In my experience, high-echelon safety organizations do most of the following:

1) Avoid the compliance trap.

The best companies expect compliance as a matter of course. They know focusing on compliance tends to keep a company stuck in a quagmire of mediocrity. A punitive approach never leads to world-class performance. “Fear never creates peak performance, only minimal performance,” wrote Intel Chairman Andrew Grove in his book, “High Output Management.”

To develop world-class behavior, workers have to want to do what’s safe for them, whether they believe anyone is watching or not. Beyond a low level of compliance based on fear, people engage in safety because they personally want to, or because they’ve developed safe defaults.

2) Leverage safety.

World-class companies know that safety is not their ultimate aim. Safety is a means to an end for maintaining an effective, productive, responsive workforce.

They also look for ways to spread safety everywhere with as much involvement as possible. Safety is part of everyone’s job. Hourly workers may be safety coaches. Supervisors are trained in safety. Managers have safety performance metrics as part of their performance appraisals.

Safety gains are leveraged as well, publicized to everyone. Rather than wait for safety successes to be revealed, highest echelon companies aggressively seek out anecdotal and statistical safety wins, and let all (managers, workers, clients, etc.) know about them.

3) Have a supportive structure for safety.

Because these organizations value the potential impact of safety, they strongly select and support those in the safety chain of leadership. Emphasis is on choosing and developing high-performers.

And these companies create an infrastructure that supports smooth efforts — sufficient staff, budget, logistical support — as well as having access to senior executives with pull.

4) Develop trust.

Effective organizational leaders have realistic expectations of their workers (such as not expecting them to learn totally new procedures without sufficient training, or on the fly while still expecting a heavy and high-paced workload). They understand that changing habits requires some effort and may not instantly occur with the snap of a document or the immediate purchase of new equipment.

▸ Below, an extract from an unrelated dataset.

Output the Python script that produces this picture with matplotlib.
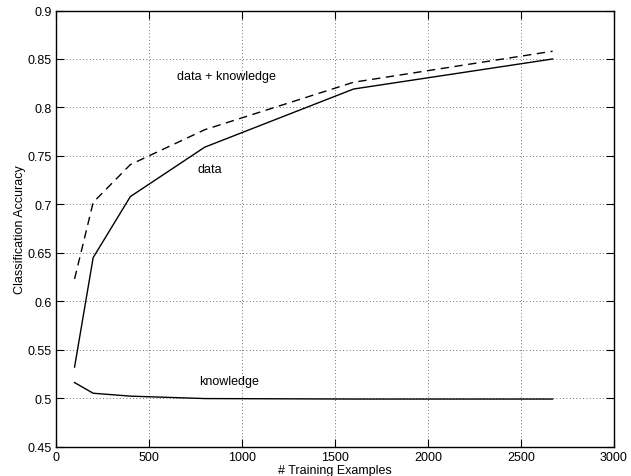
import matplotlib
matplotlib.use("Agg")
import matplotlib.pyplot as plt

plt.rcParams['font.family'] = ['Liberation Sans', 'DejaVu Sans']

train_sizes = [100, 200, 400, 800, 1600, 2670]
acc_data = [0.532, 0.645, 0.708, 0.759, 0.819, 0.850]
acc_data_knowledge = [0.623, 0.702, 0.741, 0.777, 0.826, 0.858]
acc_knowledge = [0.516, 0.505, 0.502, 0.4995, 0.499, 0.499]

fig = plt.figure(figsize=(6.31, 4.77), dpi=100)
ax = fig.add_axes([0.0887, 0.0618, 0.8843, 0.914])

ax.plot(train_sizes, acc_data, color='black', lw=1.0)
ax.plot(train_sizes, acc_data_knowledge, color='black', lw=1.0, ls=(0, (6, 4)))
ax.plot(train_sizes, acc_knowledge, color='black', lw=1.0)

ax.set_xlim(0, 3000)
ax.set_ylim(0.45, 0.9)
ax.set_xticks([0, 500, 1000, 1500, 2000, 2500, 3000])
ax.set_yticks([0.45, 0.5, 0.55, 0.6, 0.65, 0.7, 0.75, 0.8, 0.85, 0.9])
ax.set_yticklabels(['0.45', '0.5', '0.55', '0.6', '0.65', '0.7', '0.75', '0.8', '0.85', '0.9'])
ax.grid(True, ls=(0, (1, 3)), color='#444444', lw=0.6)
ax.tick_params(direction='in', top=True, right=True, labelsize=9, length=6, pad=3)
for s in ax.spines.values():
    s.set_linewidth(1.0)

ax.set_xlabel('# Training Examples', fontsize=9, labelpad=1)
ax.set_ylabel('Classification Accuracy', fontsize=9, labelpad=1)

ax.text(914, 0.832, 'data + knowledge', fontsize=9, ha='center', va='center')
ax.text(828, 0.7366, 'data', fontsize=9, ha='center', va='center')
ax.text(930, 0.5176, 'knowledge', fontsize=9, ha='center', va='center')

fig.savefig('out.png', dpi=100)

They also show support and concern for individuals in their company who are motivated but not performing as expected. Highest performing safety organizations generally watch for those who have repeat accidents and apply interventions that are geared to changing attitudes and skills. They don’t have a punish-first orientation.

5) Focus on self-correction.

The best never rest. Emphasis is on continued improvement and self-correction, rather than being self-satisfied with the lofty position they have attained.

They don’t operate in a reactive maintenance mode. You won’t find the best safety companies possessing an attitude of “if it ain’t broken don’t fix it.”

No, the best companies focus on helping individual employees become self-motivated and self-monitored. Outside observation is used appropriately, but they go beyond the external reinforcement quagmire and don’t get caught up with safety “rewards” that have to continuously rise in value to get employees’ attention.

6) Have a visibility strategy.

Managers show up for safety — whether it’s for a short time during safety meetings or at safety conferences, asking about safety performance of others, or writing about safety in company newsletters.

7) Focus at work and at home.

World-class safety organizations realize that people are creatures of habit. So they switch around their messages to keep their people mentally fresh, all the while helping build safe default behaviors that can be used at work as well as at home. High-performance companies employ a strong at-home focus in their safety training and programming.

In the early 1990s, Exxon developed a Home Safety Leader system. Each employee was asked to designate a family member as their “Home Safety Leader.” This leader could be a son or daughter, spouse, just not the employee. These Home Safety Leaders were brought in periodically to be trained and to take part in employee recognition ceremonies.

8) Go beyond technical safety.

Housekeeping, PPE, policies and procedures are outward manifestations of culture and leadership and are important. But world-class companies don’t stop there — they also highly develop their workers’ skill sets:

  • physically to accomplish tasks with minimum wear-down and tension; and
  • mentally to develop skills in judgment/decision-making, attention control, and how to take personal control for their own safety at work and at home.


9) Develop personal — and safety — leadership on all levels.

World-class safety companies understand on some level that each person is the safety director of their own lives. Some are very poor at this, others good safety directors, still others mediocre. Organizational leadership knows their job is not to force automaton-like compliance but to get people thinking, helping them become more effective safety leaders everywhere in their own lives.

The best companies develop personal leadership skills in supervisors, line employees — everyone. Workers are trained to become instructors, formal or informal coaches and reinforcement agents of safety.

Safety committees are active, rather than pro-forma. They are trained, often have a budget and given responsibility to make positive change occur.

10) Emphasize excitement.

Highest level safety organizations have sharpened their antennae; they monitor the safety climate.

They know that safety has to be alive and exciting. They retire older interventions that no longer elicit response and periodically inject “Aha” experiences (energetic excitement) along with tangible safety strategies.